- **SHORT PROBLEM**:
Skip all pictures. Write out the data below from its first line through the line that contains "(0,0) rectangle (28,-20.55);".
##### DATA
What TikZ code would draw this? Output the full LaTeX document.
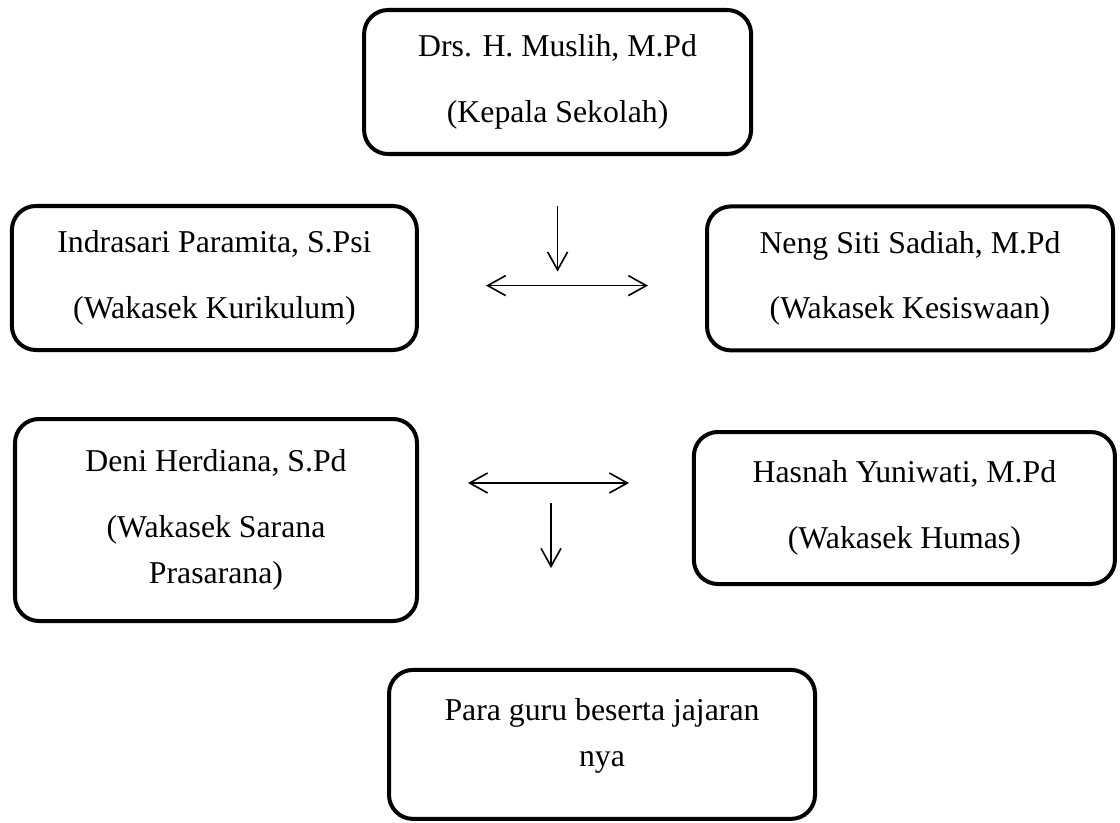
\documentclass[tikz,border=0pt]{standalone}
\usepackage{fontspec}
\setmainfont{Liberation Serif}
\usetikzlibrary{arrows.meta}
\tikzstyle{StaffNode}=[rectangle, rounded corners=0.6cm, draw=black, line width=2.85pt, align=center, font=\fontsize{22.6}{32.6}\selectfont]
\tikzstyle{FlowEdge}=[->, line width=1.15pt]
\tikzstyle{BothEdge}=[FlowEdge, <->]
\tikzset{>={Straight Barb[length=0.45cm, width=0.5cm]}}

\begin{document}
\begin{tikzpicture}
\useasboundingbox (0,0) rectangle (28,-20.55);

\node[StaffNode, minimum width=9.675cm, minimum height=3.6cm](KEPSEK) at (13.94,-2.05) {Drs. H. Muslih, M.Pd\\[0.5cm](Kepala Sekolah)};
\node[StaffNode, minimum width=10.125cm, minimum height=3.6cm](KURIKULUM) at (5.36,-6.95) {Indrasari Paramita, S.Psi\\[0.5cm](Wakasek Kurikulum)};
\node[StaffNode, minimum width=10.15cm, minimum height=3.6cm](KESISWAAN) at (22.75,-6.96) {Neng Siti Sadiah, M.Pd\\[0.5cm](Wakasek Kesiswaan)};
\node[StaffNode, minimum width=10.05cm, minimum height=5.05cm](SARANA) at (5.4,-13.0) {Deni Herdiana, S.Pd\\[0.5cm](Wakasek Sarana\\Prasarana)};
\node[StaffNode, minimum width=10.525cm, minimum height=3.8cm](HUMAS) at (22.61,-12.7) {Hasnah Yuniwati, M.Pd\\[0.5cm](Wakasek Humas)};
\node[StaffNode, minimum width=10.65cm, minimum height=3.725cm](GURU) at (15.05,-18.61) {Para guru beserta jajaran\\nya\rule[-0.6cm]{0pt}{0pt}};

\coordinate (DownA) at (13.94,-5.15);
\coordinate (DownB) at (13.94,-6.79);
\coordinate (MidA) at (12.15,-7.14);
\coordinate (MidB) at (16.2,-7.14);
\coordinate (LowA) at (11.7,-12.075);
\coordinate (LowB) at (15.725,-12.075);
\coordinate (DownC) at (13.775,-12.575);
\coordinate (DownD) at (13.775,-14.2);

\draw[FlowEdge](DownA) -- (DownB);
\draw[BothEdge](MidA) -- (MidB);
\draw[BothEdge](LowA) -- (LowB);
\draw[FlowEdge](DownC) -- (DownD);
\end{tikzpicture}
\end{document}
##########
- **SOLUTION FOR THIS TASK**:
What TikZ code would draw this? Output the full LaTeX document.
\documentclass[tikz,border=0pt]{standalone}
\usepackage{fontspec}
\setmainfont{Liberation Serif}
\usetikzlibrary{arrows.meta}
\tikzstyle{StaffNode}=[rectangle, rounded corners=0.6cm, draw=black, line width=2.85pt, align=center, font=\fontsize{22.6}{32.6}\selectfont]
\tikzstyle{FlowEdge}=[->, line width=1.15pt]
\tikzstyle{BothEdge}=[FlowEdge, <->]
\tikzset{>={Straight Barb[length=0.45cm, width=0.5cm]}}

\begin{document}
\begin{tikzpicture}
\useasboundingbox (0,0) rectangle (28,-20.55);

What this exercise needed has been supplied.